Over the past one year, the Abiodun administration has been servicing debts incurred by previous administrations, through irrevocable standing orders in the lending banks. In the layman’s terms, this means that the allocations coming into the state’s coffers from the Federation Account are domiciled in the affected banks, and they (the banks) make the agreed deductions once the accounts are credited. Then there is the question of the inherited N221.55 bn debt left by the previous administrations. As of May 2019, the N221.55 bn financial liabilities left by the very reckless previous administration included domestic loans (107.6bn), external loan (N32.2bn), gratuity (51.04bn), contributory pension (N26.20bn) and leave bonus (4.51bn). How was the government to meet the expectations of the people in this situation?
Now, to the lawmakers’ heroism. Before granting Governor Abiodun’s N250 bn bond spread through three years, the lawmakers engaged government agencies with a view to determining the desirability of the facility. That’s a sure way to get value for money. The facility is to come through any of bond issuance, public offering, book building or such other methods as may be approved by regulatory authorities, while access to other tranches are subject to further approval of the State House of Assembly. No doubt, the bond will help to revive the state’s economy post- Covid-19, especially given the drastic reduction in the internally generated revenue of Ogun State and in federal allocation. Besides, the fact that this is a three-year facility to stimulate and grow the Ogun economy, with the facility to be accessed in tranches of N100bn annually, means that it is based on measurable performance indicators.

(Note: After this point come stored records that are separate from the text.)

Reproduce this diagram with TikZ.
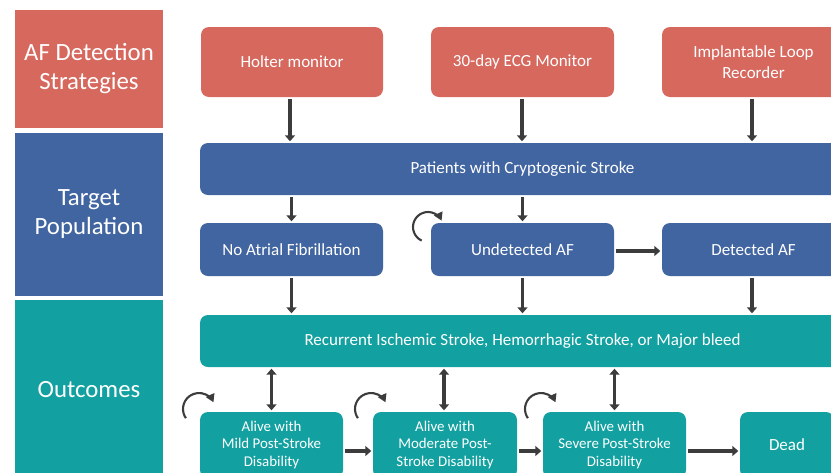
\documentclass[tikz,border=0pt]{standalone}
\usepackage{fontspec}
\setmainfont{Carlito}
\usetikzlibrary{arrows.meta}
\definecolor{afred}{HTML}{D6685E}
\definecolor{afblue}{HTML}{4165A0}
\definecolor{afteal}{HTML}{12A0A0}
\definecolor{arrowgray}{HTML}{3C3C3C}
\tikzset{
  lab/.style={rectangle, minimum width=148pt, text=white, align=center,
    font=\fontsize{24.8}{29}\selectfont, inner sep=0pt},
  box/.style={rectangle, rounded corners=8pt, text=white, align=center,
    font=\fontsize{17}{20.5}\selectfont, inner sep=0pt},
  sbox/.style={box, font=\fontsize{14.9}{17.5}\selectfont},
  flow/.style={draw=arrowgray, line width=3.6pt,
    -{Triangle[width=10pt,length=6pt]}, shorten >=1.5pt, shorten <=2pt},
  dflow/.style={draw=arrowgray, line width=3.6pt,
    {Triangle[width=10pt,length=6pt]}-{Triangle[width=10pt,length=6pt]}, shorten >=1.5pt, shorten <=1.5pt},
  selfloop/.style={draw=arrowgray, line width=2.1pt, -{Triangle[width=9pt,length=8pt]}},
}
\begin{document}
\begin{tikzpicture}[x=1pt,y=-1pt]
\useasboundingbox (0,0) rectangle (831,472);
\clip (0,0) rectangle (831,472);
\fill[white] (0,0) rectangle (831,472);
% left labels
\node[lab, fill=afred, minimum height=118pt] (l1) at (89,69) {AF Detection\\Strategies};
\node[lab, fill=afblue, minimum height=163pt] (l2) at (89,214.5) {Target\\Population};
\node[lab, fill=afteal, minimum height=180pt] (l3) at (89,390) {Outcomes};
% detection strategies
\node[box, fill=afred, minimum width=182pt, minimum height=70pt] (holter) at (292,62) {Holter monitor};
\node[box, fill=afred, minimum width=183pt, minimum height=70pt] (ecg) at (522.5,62) {30-day ECG Monitor};
\node[box, fill=afred, minimum width=183pt, minimum height=70pt] (ilr) at (753.5,62) {Implantable Loop\\Recorder};
% population
\node[box, fill=afblue, minimum width=645pt, minimum height=52pt] (pat) at (522.5,169) {Patients with Cryptogenic Stroke};
\node[box, fill=afblue, minimum width=183pt, minimum height=53pt] (noaf) at (291.5,249.5) {No Atrial Fibrillation};
\node[box, fill=afblue, minimum width=183pt, minimum height=53pt] (und) at (522.5,249.5) {Undetected AF};
\node[box, fill=afblue, minimum width=183pt, minimum height=53pt] (det) at (753.5,249.5) {Detected AF};
% outcomes
\node[box, fill=afteal, minimum width=645pt, minimum height=52pt] (rec) at (522.5,341) {Recurrent Ischemic Stroke, Hemorrhagic Stroke, or Major bleed};
\node[sbox, fill=afteal, minimum width=143pt, minimum height=66pt] (mild) at (271.5,445) {Alive with\\Mild Post-Stroke\\Disability};
\node[sbox, fill=afteal, minimum width=144pt, minimum height=66pt] (mod) at (445,445) {Alive with\\Moderate Post-\\Stroke Disability};
\node[sbox, fill=afteal, minimum width=143pt, minimum height=66pt] (sev) at (614.5,445) {Alive with\\Severe Post-Stroke\\Disability};
\node[box, fill=afteal, minimum width=94pt, minimum height=66pt] (dead) at (787,445) {Dead};
% arrows
\draw[flow] ([xshift=-2pt]holter.south) -- ([xshift=-2pt]holter.south |- pat.north);
\draw[flow] ([xshift=-0.5pt]ecg.south) -- ([xshift=-0.5pt]ecg.south |- pat.north);
\draw[flow] ([xshift=-1.5pt]ilr.south) -- ([xshift=-1.5pt]ilr.south |- pat.north);
\draw[flow] (noaf.north |- pat.south) -- (noaf.north);
\draw[flow] (und.north |- pat.south) -- (und.north);
\draw[flow] (noaf.south) -- (noaf.south |- rec.north);
\draw[flow] (und.south) -- (und.south |- rec.north);
\draw[flow] ([xshift=-1.5pt]det.south) -- ([xshift=-1.5pt]det.south |- rec.north);
\draw[flow] ([yshift=-1.5pt]und.east) -- ([yshift=-1.5pt]det.west);
\draw[dflow] (mild.north |- rec.south) -- (mild.north);
\draw[dflow] ([xshift=-1pt]mod.north |- rec.south) -- ([xshift=-1pt]mod.north);
\draw[dflow] (sev.north |- rec.south) -- (sev.north);
\draw[flow] ([yshift=-6pt]mild.east) -- ([yshift=-6pt]mod.west);
\draw[flow] ([yshift=-6pt]mod.east) -- ([yshift=-6pt]sev.west);
\draw[flow] ([yshift=-6pt]sev.east) -- ([yshift=-6pt]dead.west);
% self loops (explicit pt units: angles in true orientation)
\coordinate (cu) at (428,227);
\coordinate (cm) at (199,409);
\coordinate (cd) at (371,409);
\coordinate (cs) at (541,409);
\draw[selfloop] ([shift={(245:15pt)}]cu) arc[start angle=245, end angle=25, radius=15pt];
\draw[selfloop] ([shift={(215:16pt)}]cm) arc[start angle=215, end angle=25, radius=16pt];
\draw[selfloop] ([shift={(215:16pt)}]cd) arc[start angle=215, end angle=25, radius=16pt];
\draw[selfloop] ([shift={(215:16pt)}]cs) arc[start angle=215, end angle=25, radius=16pt];
\end{tikzpicture}
\end{document}
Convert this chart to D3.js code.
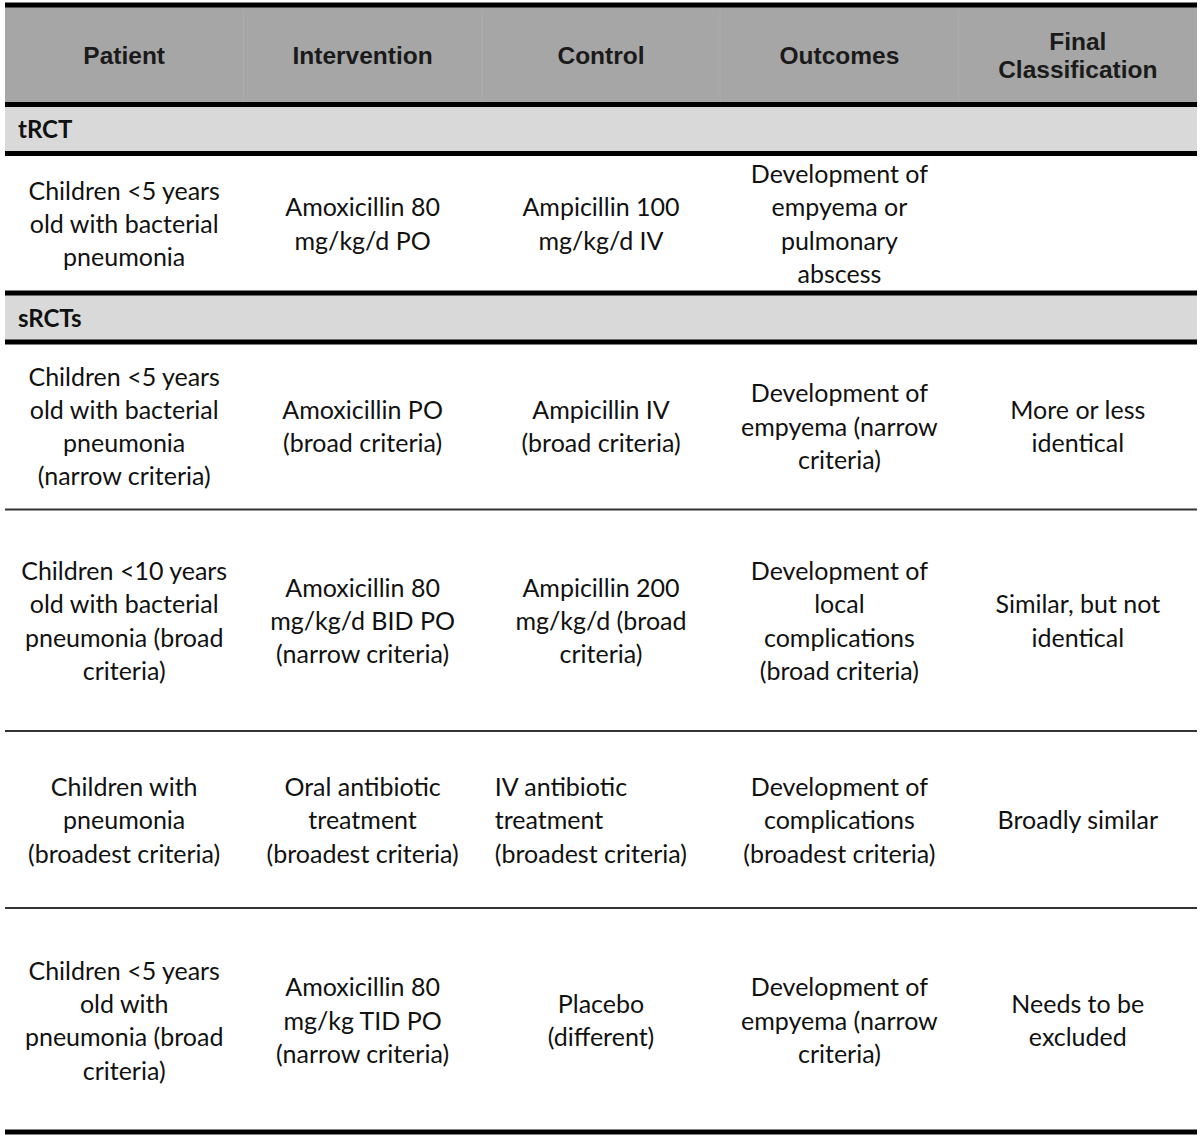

Quite instructively, the Abiodun administration has been very prudent, modest and honest in approach. The administration is already a year old in office but the governor has no official car, either as main vehicle or backup. His commissioners, special assistants and others do not have official cars. The sacrifice, no doubt a huge one, is to ensure that the available funds are conserved and channeled to the priority needs of the long-suffering populace. The state government has embarked on rehabilitating a school in each of the 236 wards in the state, but can now do more. The health sector has projects begging for attention and even the road revolution of the last one year needs to be heightened. Rehabilitation work is ongoing on the Epe/Ijebu-Ode and Sagamu/Abeokuta roads, both federal roads.
The long neglected 32-kilometre Akute-Ajuwon-Alagbole road has been earmarked for constructionlong. Work is ongoing on the Itoikin-Ibefun-Ijebu Ode road, Iperu-Ilisan road, Sango-Ojodu Abiodun road, Ilaro-Owode road, Abeokuta-Sango-Ota-Lagos road, Osi-Ota-Awolowo-Navy-Kola road, Balogun Kuku road in Ijebu Ode, among others. It seems sufficiently clear that the governor is interested in bringing positive development to the state. That, in my view, is what is needed at this moment.